The required packages for this section are pandas, matplotlib and seaborn. These can be installed with the following command in the command window (Windows) / terminal (Mac).
pip install pandas matplotlib seaborn
Loading the data
Place the downloaded Lipidomics_missing_values_EXAMPLE.xlsx file in the same folder as your JupyterLab script. Then run the following code in Jupyter:
import pandas as pd
import seaborn as sns
import matplotlib.pyplot as plt
df = pd.read_excel("Matrix_missing_values_EXAMPLE.xlsx", decimal=",")

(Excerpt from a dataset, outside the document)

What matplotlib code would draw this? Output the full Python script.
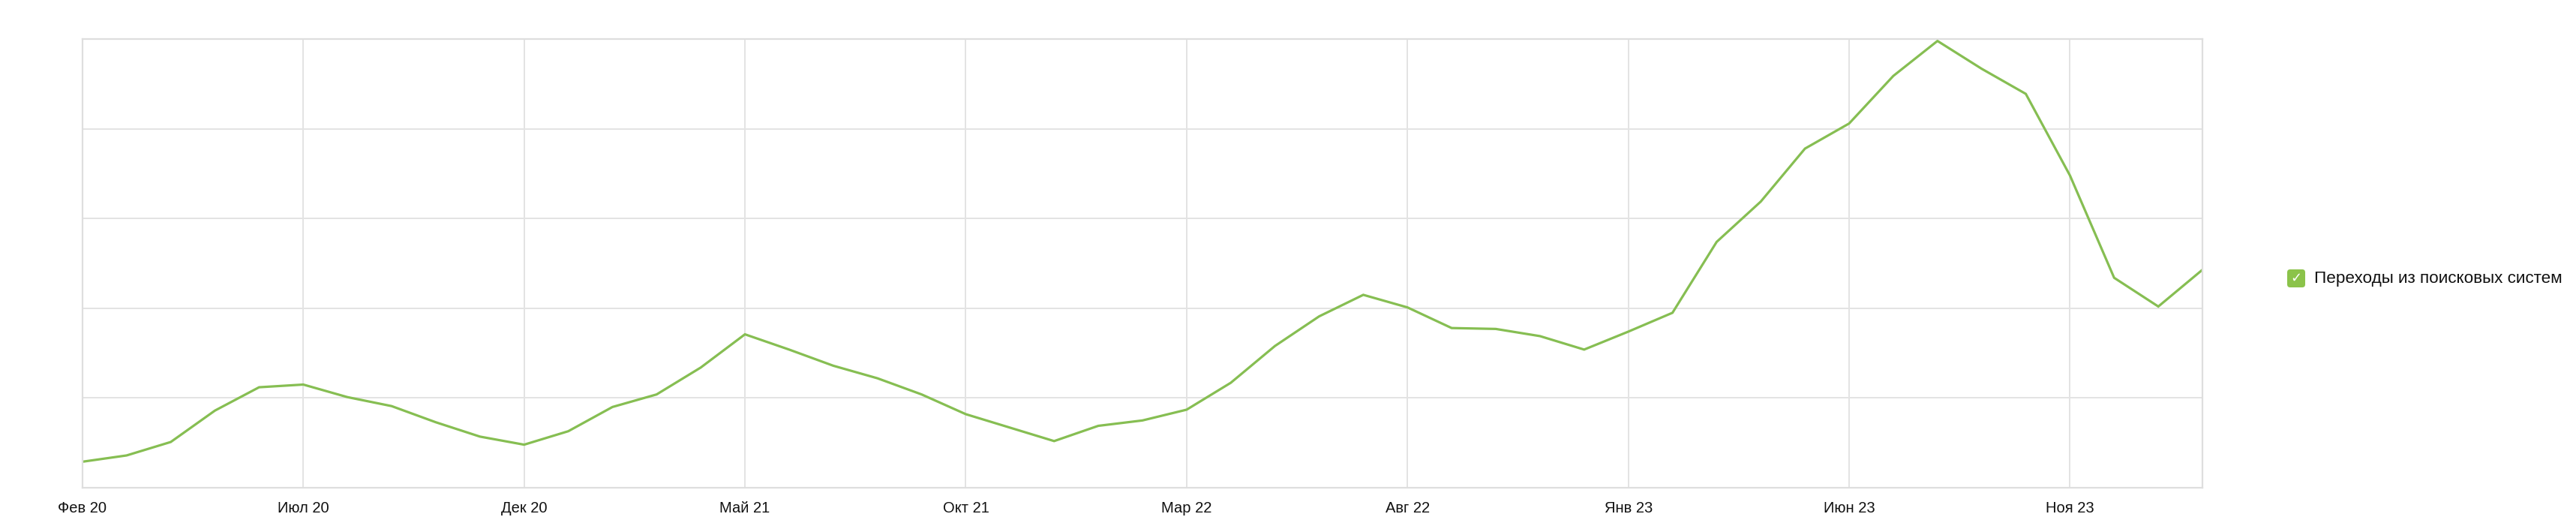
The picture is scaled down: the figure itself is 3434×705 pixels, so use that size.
import matplotlib
matplotlib.use('Agg')
import matplotlib.pyplot as plt
from matplotlib.patches import FancyBboxPatch
from matplotlib.transforms import IdentityTransform

plt.rcParams['font.family'] = ['Liberation Sans', 'DejaVu Sans']

# месяцы с Фев 2020 по Фев 2024
months = ['Фев 20', 'Мар 20', 'Апр 20', 'Май 20', 'Июн 20', 'Июл 20', 'Авг 20', 'Сен 20',
          'Окт 20', 'Ноя 20', 'Дек 20', 'Янв 21', 'Фев 21', 'Мар 21', 'Апр 21', 'Май 21',
          'Июн 21', 'Июл 21', 'Авг 21', 'Сен 21', 'Окт 21', 'Ноя 21', 'Дек 21', 'Янв 22',
          'Фев 22', 'Мар 22', 'Апр 22', 'Май 22', 'Июн 22', 'Июл 22', 'Авг 22', 'Сен 22',
          'Окт 22', 'Ноя 22', 'Дек 22', 'Янв 23', 'Фев 23', 'Мар 23', 'Апр 23', 'Май 23',
          'Июн 23', 'Июл 23', 'Авг 23', 'Сен 23', 'Окт 23', 'Ноя 23', 'Дек 23', 'Янв 24',
          'Фев 24']

# переходы из поисковых систем (условные единицы)
search_visits = [0.29, 0.36, 0.51, 0.86, 1.12, 1.15, 1.01, 0.91, 0.73, 0.57,
                 0.48, 0.63, 0.90, 1.04, 1.34, 1.71, 1.54, 1.36, 1.22, 1.04,
                 0.82, 0.67, 0.52, 0.69, 0.75, 0.87, 1.17, 1.58, 1.91, 2.15,
                 2.01, 1.78, 1.77, 1.69, 1.54, 1.74, 1.95, 2.74, 3.19, 3.78,
                 4.06, 4.59, 4.98, 4.67, 4.39, 3.48, 2.34, 2.02, 2.43]

tick_labels = ['Фев 20', 'Июл 20', 'Дек 20', 'Май 21', 'Окт 21',
               'Мар 22', 'Авг 22', 'Янв 23', 'Июн 23', 'Ноя 23']

x = list(range(len(months)))
tick_pos = [months.index(t) for t in tick_labels]

fig = plt.figure(figsize=(34.34, 7.05), dpi=100)
ax = fig.add_axes([0.0320, 0.078, 0.8230, 0.848])

ax.plot(x, search_visits, color='#86BE52', linewidth=2.3, solid_joinstyle='miter')

ax.set_xlim(0, len(months) - 1)
ax.set_ylim(0, 5)
ax.set_xticks(tick_pos)
ax.set_xticklabels(tick_labels, fontsize=14.5, color='#111111')
ax.set_yticks([0, 1, 2, 3, 4, 5])
ax.set_yticklabels([])
ax.tick_params(length=0, pad=13)
ax.grid(True, color='#e3e3e3', linewidth=1.4)
ax.set_axisbelow(True)
for s in ax.spines.values():
    s.set_color('#dedede')
    s.set_linewidth(1.6)

# легенда: зелёный флажок и подпись
box = FancyBboxPatch((3050, 323), 22, 22, boxstyle='round,pad=1,rounding_size=4',
                     transform=IdentityTransform(), facecolor='#8BC34A',
                     edgecolor='none', figure=fig)
fig.patches.append(box)
fig.text(3061, 334, '✓', transform=IdentityTransform(), color='white',
         fontsize=13, ha='center', va='center', family=['DejaVu Sans'])
fig.text(3085, 333, 'Переходы из поисковых систем', transform=IdentityTransform(),
         fontsize=16.2, color='#111111', ha='left', va='center')

fig.savefig('out.png', dpi=100)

df.set_index("Sample Name", inplace=True)
We can generate a heatmap visualisation of the missing values across the table (white values indicate a missing value):
plt.figure(figsize=(24, 30)) # Modify the width and height as needed
sns.heatmap(df.isnull(), cbar=False)
plt.savefig("missing_values_heatmap.png", dpi=200, bbox_inches='tight')
plt.show()
We can visualize the % missing values in the samples:
# Calculate percentage of missing values per row (sample)
missing_percentage_per_sample = df.isnull().mean(axis=1) * 100
# Bar plot for missing values per sample
plt.figure(figsize=(30, 6))
missing_percentage_per_sample.sort_values(ascending=False).plot(kind='bar')
plt.title("Percentage of Missing Values per sample")
plt.xlabel("Samples")
plt.ylabel("Percentage Missing")
plt.tight_layout()
plt.show()
And for the species:
# Calculate percentage of missing values per row (sample)
missing_percentage_per_sample = df.isnull().mean(axis=1) * 100
# Bar plot for missing values per sample
plt.figure(figsize=(30, 6))
missing_percentage_per_sample.sort_values(ascending=False).plot(kind='bar')
plt.title("Percentage of Missing Values per sample")
plt.xlabel("Samples")
plt.ylabel("Percentage Missing")
plt.tight_layout()
plt.show()